*Data rows:*
--- Begin ---

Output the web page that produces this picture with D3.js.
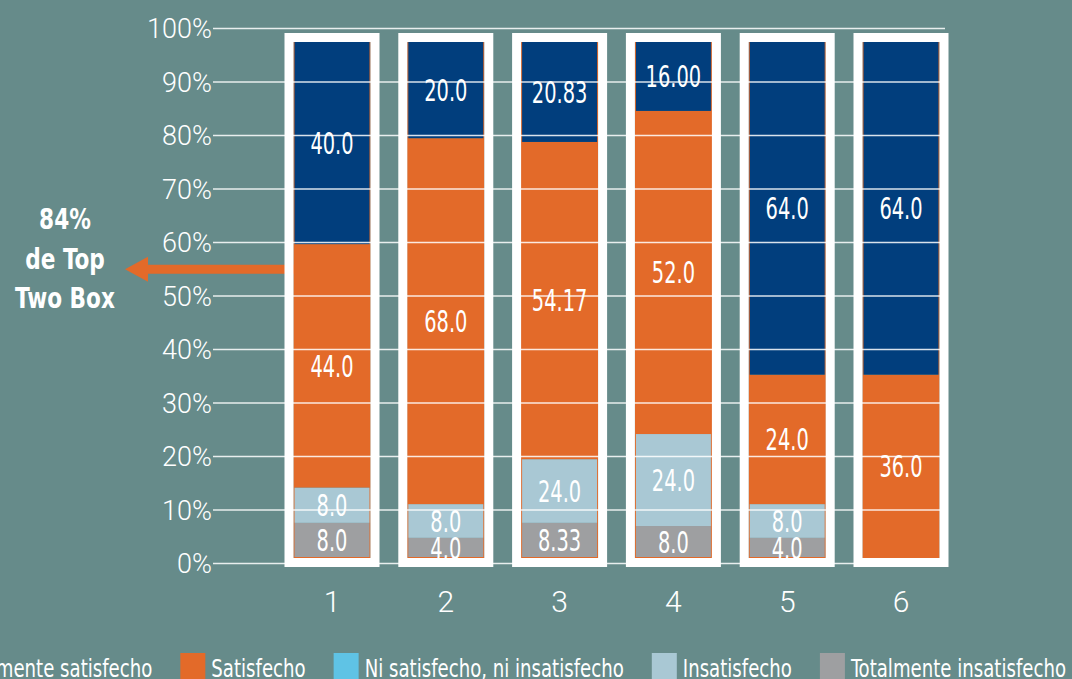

--- End ---
--- Begin ---

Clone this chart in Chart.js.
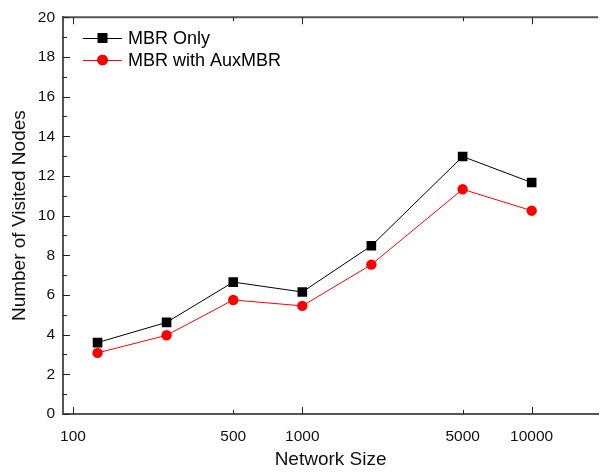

--- End ---
--- Begin ---

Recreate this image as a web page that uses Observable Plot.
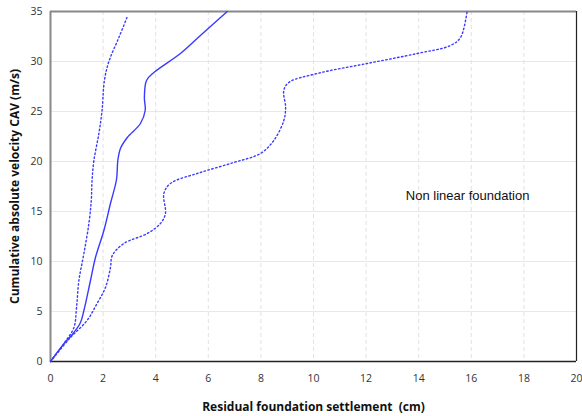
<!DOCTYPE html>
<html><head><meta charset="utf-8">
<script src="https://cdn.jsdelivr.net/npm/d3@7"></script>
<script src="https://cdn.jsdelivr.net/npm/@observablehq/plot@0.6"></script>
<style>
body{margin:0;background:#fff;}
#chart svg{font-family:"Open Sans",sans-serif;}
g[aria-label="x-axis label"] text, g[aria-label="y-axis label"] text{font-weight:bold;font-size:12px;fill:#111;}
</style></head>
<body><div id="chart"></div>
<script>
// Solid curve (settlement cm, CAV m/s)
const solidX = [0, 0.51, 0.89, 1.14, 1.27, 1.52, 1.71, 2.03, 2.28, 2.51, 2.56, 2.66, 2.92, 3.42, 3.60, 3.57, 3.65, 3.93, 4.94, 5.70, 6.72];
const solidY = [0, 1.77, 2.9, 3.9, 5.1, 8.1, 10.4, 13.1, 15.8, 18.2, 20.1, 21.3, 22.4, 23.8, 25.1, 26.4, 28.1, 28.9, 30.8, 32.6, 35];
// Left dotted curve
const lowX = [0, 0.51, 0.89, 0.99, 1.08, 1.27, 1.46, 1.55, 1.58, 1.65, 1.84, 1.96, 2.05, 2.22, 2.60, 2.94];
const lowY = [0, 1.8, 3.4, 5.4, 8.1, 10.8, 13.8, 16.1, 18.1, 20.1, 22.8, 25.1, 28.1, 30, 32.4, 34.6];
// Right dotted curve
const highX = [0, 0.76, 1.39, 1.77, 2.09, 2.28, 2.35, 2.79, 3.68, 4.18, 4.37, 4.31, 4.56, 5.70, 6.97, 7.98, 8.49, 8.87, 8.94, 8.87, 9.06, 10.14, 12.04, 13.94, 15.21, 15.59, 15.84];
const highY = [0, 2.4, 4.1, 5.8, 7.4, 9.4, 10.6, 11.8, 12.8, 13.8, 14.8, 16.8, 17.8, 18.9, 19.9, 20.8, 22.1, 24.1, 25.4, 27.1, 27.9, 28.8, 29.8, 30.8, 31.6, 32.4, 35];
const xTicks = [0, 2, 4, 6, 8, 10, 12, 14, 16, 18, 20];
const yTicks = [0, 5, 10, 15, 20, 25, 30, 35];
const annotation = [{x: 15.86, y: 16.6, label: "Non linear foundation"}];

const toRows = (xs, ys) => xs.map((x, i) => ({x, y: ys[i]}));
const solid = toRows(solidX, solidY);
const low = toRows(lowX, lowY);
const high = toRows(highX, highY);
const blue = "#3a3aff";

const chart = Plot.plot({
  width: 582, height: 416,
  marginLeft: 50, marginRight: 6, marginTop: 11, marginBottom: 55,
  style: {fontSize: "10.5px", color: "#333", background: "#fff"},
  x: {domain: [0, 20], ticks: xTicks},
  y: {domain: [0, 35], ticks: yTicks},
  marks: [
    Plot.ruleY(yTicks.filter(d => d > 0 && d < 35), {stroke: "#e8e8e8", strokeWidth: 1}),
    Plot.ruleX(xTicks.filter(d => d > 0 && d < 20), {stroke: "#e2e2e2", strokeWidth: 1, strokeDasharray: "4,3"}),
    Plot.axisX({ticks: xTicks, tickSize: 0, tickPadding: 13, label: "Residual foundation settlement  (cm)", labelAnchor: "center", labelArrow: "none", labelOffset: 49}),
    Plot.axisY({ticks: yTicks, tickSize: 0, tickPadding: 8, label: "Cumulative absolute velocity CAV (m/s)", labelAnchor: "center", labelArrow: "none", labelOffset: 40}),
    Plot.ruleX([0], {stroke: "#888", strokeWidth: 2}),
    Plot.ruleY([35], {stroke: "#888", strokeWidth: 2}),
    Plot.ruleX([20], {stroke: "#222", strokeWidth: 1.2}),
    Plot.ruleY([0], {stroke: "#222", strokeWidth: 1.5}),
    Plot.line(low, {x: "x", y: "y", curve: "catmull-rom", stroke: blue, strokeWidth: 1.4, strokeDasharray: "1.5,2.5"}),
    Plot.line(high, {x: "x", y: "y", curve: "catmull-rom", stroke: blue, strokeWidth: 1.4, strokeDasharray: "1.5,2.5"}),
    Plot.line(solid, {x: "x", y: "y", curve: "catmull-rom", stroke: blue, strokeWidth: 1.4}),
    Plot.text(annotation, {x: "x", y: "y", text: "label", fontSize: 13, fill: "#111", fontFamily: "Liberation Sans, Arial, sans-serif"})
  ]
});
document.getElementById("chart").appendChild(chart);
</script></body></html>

--- End ---

*What to work on:*
A single figure is required: the number of lines above in which the word "page" occurs.

*Reply:*
2